The early favorite for King’s replacement was Katie Couric, whose contract at CBS runs out in May of next year. But the New York Post reported yesterday, citing unnamed sources, that she has turned down the job.

The current favorite is Piers Morgan, the former British tabloid editor turned reality TV star on “Britain’s Got Talent” and its American offshoot, “America’s Got Talent.” The British press ran a series of stories last week claiming he was about to sign a contract to take over King’s slot in the fall.

CNN has declined to comment on the matter of King’s successor.

Matthew Freud, the chairman of Freud Communications, husband of Rupert Murdoch’s daughter, Elizabeth, and a friend of Morgan’s, told POLITICO, “He has a big mouth.

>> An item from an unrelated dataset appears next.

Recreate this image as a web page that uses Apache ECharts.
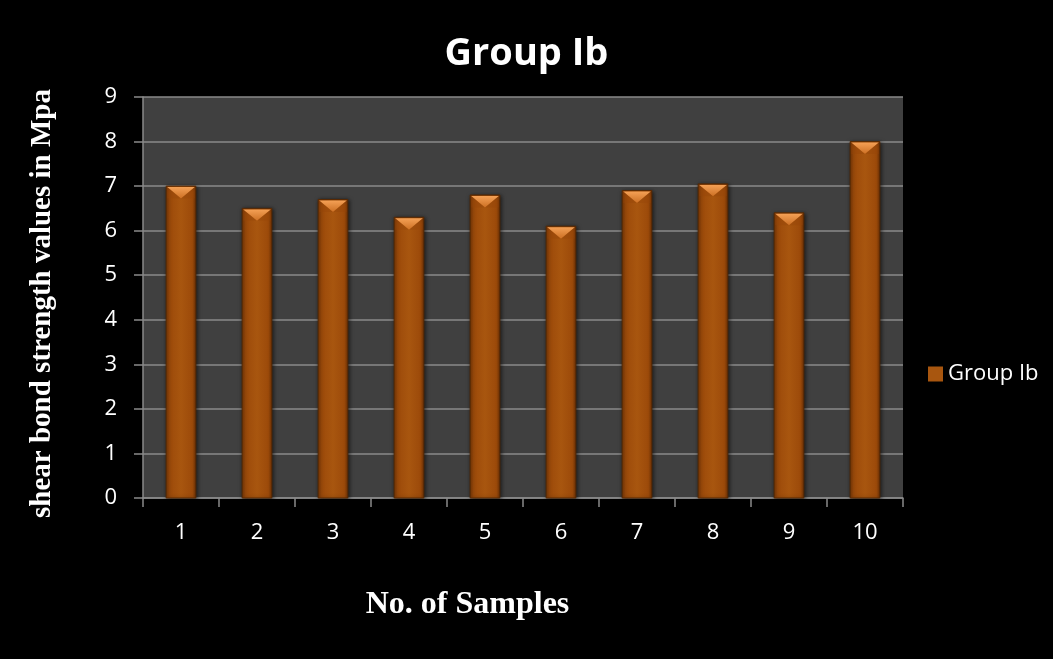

It is probably half true and he is also trying to renegotiate his deal with Simon Cowell, with whom he has a complicated relationship.”

King’s departure represents the final piece of the shake-up of CNN’s primetime lineup, which began with 8 p.m. host Campbell Brown’s decision to step down due to low ratings. CNN recently announced it would fill her slot with the point-counterpoint format show hosted by former New York governor Eliot Spitzer and conservative columnist Kathleen Parker.

To break the news to his audience, King invited on an old friend, Bill Maher, to open the show by putting him in the interviewee’s seat. What was clear from their banter was that the Times’s reporting on King’s ratings troubles – and particularly David Carr’s column essentially declaring him irrelevant last week – had stung.

“I hope it’s coming from you and not dictated by the New York Times,” Maher said. “I hear people say, ‘Larry didn’t really understand Lady Gaga.’ Who understand Lady Gaga?”

Mayer said he had seen her wearing an aquarium on her head, but never sit down and talk to anyone the way she did during King’s 25th anniversary week earlier this month. King might be in his 70s, Maher said, but “it’s too soon.”

“I pay no attention to that,” King said of the media criticism. “I love what I do. It was time.”